→ **Supplied records**
# # # #

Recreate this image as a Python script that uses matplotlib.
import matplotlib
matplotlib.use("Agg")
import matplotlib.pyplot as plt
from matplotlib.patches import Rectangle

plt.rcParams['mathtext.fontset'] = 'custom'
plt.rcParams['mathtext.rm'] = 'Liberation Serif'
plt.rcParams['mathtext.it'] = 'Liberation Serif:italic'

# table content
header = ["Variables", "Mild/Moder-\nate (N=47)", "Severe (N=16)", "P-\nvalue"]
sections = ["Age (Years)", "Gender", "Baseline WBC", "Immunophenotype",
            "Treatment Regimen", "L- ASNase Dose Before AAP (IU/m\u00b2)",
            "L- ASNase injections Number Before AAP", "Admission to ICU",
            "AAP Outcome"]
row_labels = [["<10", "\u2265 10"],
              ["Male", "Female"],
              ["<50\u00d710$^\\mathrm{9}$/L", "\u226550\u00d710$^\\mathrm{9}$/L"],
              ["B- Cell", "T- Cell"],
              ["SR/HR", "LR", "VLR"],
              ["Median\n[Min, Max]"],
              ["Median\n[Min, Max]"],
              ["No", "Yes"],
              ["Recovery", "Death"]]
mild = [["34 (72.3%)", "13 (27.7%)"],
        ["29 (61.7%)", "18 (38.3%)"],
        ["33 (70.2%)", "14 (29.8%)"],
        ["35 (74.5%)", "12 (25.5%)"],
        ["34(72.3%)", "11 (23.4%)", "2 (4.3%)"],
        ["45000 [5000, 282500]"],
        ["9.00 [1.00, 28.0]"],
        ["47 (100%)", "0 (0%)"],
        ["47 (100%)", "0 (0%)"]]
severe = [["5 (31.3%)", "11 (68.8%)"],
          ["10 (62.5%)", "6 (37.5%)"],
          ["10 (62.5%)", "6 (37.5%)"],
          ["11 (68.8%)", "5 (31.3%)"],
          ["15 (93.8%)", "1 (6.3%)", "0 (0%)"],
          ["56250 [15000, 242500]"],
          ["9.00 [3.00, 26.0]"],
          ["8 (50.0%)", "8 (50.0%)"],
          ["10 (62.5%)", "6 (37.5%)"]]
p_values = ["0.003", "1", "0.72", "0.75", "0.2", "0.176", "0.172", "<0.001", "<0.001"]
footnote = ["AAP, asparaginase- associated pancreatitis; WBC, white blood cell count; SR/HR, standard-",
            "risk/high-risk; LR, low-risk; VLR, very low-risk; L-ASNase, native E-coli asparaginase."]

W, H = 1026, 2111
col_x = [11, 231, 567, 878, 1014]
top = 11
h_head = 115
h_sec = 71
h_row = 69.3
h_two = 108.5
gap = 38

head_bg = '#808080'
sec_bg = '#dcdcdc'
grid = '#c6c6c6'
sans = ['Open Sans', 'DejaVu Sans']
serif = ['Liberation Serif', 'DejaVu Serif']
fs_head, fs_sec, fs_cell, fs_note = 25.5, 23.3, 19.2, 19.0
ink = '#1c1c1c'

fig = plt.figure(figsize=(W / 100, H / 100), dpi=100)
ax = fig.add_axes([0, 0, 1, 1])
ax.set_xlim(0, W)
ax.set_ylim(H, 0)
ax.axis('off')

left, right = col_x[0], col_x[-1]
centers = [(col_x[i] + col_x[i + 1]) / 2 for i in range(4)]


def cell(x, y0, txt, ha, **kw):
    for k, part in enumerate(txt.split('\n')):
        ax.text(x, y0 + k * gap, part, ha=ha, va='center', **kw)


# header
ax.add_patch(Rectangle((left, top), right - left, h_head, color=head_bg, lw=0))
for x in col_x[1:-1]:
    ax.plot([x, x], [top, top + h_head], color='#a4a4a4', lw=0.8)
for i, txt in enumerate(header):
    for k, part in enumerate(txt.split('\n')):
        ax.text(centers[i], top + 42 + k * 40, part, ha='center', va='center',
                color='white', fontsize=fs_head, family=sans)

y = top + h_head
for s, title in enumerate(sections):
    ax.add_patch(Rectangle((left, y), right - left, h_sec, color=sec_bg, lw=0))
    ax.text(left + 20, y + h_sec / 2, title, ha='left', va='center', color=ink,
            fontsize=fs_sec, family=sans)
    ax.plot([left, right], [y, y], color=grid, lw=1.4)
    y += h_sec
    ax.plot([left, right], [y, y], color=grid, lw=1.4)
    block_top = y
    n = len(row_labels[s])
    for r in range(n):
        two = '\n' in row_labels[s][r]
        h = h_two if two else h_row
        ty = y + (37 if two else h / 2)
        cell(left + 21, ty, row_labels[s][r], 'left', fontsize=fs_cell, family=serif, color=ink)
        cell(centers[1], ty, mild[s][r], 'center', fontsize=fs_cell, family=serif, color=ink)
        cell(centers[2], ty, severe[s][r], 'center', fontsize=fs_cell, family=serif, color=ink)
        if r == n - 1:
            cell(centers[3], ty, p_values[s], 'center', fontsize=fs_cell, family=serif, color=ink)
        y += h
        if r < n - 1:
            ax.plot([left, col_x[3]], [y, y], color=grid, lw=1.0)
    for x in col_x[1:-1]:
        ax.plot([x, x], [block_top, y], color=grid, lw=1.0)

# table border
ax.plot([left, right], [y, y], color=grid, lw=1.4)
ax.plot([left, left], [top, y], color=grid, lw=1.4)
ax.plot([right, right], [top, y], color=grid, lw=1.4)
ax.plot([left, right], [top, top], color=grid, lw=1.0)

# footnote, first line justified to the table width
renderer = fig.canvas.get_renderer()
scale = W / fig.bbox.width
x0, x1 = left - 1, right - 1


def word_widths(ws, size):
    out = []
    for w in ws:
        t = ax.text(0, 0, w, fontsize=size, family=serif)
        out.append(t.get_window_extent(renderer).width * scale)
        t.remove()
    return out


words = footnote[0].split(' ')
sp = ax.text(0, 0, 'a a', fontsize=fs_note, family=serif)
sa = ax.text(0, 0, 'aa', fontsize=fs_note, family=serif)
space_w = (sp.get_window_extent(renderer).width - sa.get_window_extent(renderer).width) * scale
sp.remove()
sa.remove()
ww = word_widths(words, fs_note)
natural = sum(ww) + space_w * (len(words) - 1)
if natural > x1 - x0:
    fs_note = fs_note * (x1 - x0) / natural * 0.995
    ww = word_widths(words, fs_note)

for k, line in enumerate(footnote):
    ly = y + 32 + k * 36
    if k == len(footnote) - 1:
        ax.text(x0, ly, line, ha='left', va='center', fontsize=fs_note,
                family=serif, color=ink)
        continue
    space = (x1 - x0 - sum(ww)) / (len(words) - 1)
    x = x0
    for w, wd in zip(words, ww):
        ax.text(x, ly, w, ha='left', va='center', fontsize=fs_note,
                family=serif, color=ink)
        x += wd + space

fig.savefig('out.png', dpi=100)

# # # #

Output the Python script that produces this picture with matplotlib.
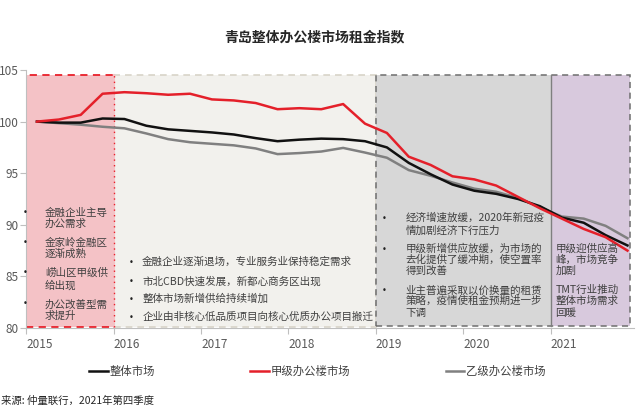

# # # #

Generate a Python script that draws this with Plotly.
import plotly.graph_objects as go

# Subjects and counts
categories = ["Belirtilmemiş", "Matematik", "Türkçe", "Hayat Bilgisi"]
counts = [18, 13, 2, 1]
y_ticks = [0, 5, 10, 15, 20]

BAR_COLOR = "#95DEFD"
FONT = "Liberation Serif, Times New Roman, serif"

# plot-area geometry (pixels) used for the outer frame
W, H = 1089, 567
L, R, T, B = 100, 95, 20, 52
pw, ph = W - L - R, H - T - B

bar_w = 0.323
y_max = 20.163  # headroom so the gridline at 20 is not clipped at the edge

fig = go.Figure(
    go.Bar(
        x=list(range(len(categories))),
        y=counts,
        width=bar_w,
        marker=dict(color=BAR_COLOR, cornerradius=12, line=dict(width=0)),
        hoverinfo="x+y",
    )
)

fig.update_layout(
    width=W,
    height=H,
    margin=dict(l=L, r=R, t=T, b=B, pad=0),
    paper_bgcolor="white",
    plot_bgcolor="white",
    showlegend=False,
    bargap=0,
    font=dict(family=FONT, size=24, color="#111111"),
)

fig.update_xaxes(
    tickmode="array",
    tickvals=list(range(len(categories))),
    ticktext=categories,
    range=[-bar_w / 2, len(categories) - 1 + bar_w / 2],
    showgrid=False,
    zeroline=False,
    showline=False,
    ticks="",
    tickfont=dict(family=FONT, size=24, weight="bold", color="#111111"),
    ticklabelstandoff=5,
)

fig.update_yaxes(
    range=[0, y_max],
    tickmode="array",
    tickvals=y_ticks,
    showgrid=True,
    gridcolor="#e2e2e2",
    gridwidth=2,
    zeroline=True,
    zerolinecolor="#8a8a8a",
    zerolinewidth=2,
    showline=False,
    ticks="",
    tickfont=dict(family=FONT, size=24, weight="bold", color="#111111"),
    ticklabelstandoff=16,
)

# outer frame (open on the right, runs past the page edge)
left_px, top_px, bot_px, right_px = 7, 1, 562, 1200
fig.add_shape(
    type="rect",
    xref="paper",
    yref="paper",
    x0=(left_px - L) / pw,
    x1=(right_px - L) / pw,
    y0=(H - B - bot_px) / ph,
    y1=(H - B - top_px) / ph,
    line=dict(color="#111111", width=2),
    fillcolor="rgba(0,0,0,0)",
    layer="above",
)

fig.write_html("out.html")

# # # #

Return exactly the lines above from the line that has "Recreate this image" through the line that has "plt.rcParams['mathtext.it'] = 'Liberation", inclusive, and nothing else.

→ **Exercise output**
Recreate this image as a Python script that uses matplotlib.
import matplotlib
matplotlib.use("Agg")
import matplotlib.pyplot as plt
from matplotlib.patches import Rectangle

plt.rcParams['mathtext.fontset'] = 'custom'
plt.rcParams['mathtext.rm'] = 'Liberation Serif'
plt.rcParams['mathtext.it'] = 'Liberation Serif:italic'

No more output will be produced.